Today, Quinn calls environmental sustainability “the challenge of our time.”

But Raoul is criticizing Quinn’s overall record. He blames Quinn for losing to Rauner — and, indirectly, for the state’s current economic woes and environmental rollbacks.

“Quinn failed as governor, why would we make him attorney general?” a narrator asks in a TV ad Raoul started airing last week. More recently, he is airing a spot featuring a 30-year-old film clip of Washington, the late Chicago mayor, criticizing Quinn.

“I must have been blind or staggering,” Washington says in the ad. “I would never appoint Pat Quinn to do anything. Pat Quinn is a totally and completely undisciplined individual. He was dismissed. My only regret is that we hired him and kept him too long.”

The Quinn camp has hit back — tagging Raoul as a puppet of special interests.

“Kwame Raoul’s desperate attacks are to cover up the fact that he doesn’t want voters to know who’s funding his campaign — big tobacco, big utilities, big banks and even red-light camera operators,” said David Roeder, a Quinn spokesman. “With all those conflicts of interest, Raoul can’t be trusted to be on our side for attorney general.”

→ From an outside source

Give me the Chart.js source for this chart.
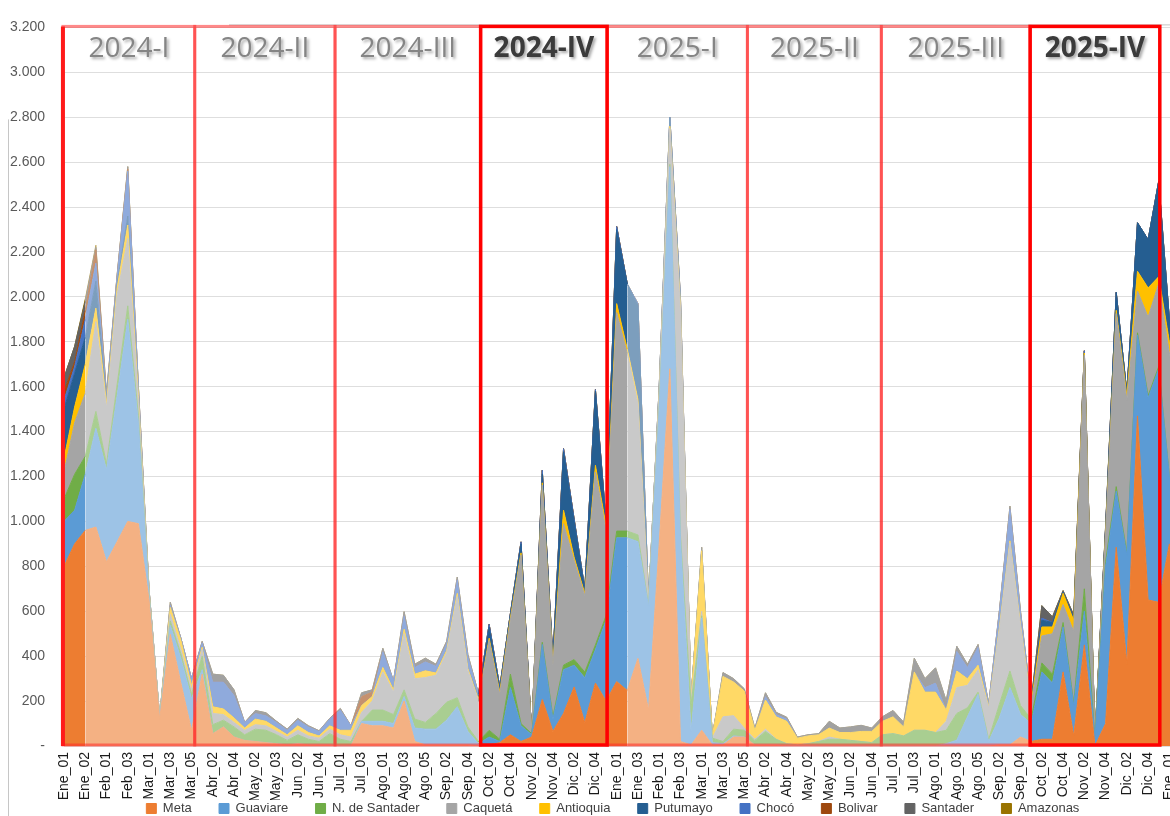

Campaign finance data compiled by the Illinois Campaign for Political Reform found that Raoul has accepted far more money from the state’s electric and gas utilities than any of the other candidates for attorney general — almost $65,000.

“That’s always the question — can the candidate take those contributions and remain independent?” said Sarah Brune, the watchdog group’s executive director.

But Brune said those large utilities throw campaign cash around aggressively in Illinois, to candidates from both political parties, and that Raoul’s contributions from the tobacco industry are more concerning, because the industry is directly regulated by the attorney general.

Madigan, Brune said, refused to take contributions from regulated industries except in election years.

But Raoul has gotten kudos from environmental groups for his role as chief sponsor of legislation that would change the state’s standing laws, making it easier for citizens to challenge permits for large infrastructure projects. He scored 93 percent on the latest Illinois Environmental Council report card and had perfect scores in the previous two.

With endorsements from key labor unions, minority group leaders and the Cook County Democratic organization, Raoul may be the man to beat in next Tuesday’s primary. But Quinn, if nothing else, is well-known.

GOP race

The Republican race, meanwhile, is a lot less crowded. It features Erika Harold, who won the Miss America pageant in 2002 but lost a bid for Congress in 2014, and Gary Grasso, a member of the DuPage County Board.

Both are social conservatives who have talked about law and order and political corruption on the campaign trail. But neither has said much about environmental policy.

Harold has taken at least $33,000 in contributions from electric and gas utilities, according to the Illinois Campaign for Political Reform.

The recent Southern Illinois University poll on the GOP primary found Harold with 18 percent, Grasso with 14 percent and 65 percent undecided. The poll of 259 registered Republicans had a 6-point error margin.

Harold has been endorsed by Rauner, the wealthy governor — who has contributed $300,000 to her campaign. But she has been on the defensive in recent days amid media reports that during a 2000 beauty pageant, she suggested that adoption by same-sex parents was less desirable than children being adopted by heterosexual parents who are known child abusers.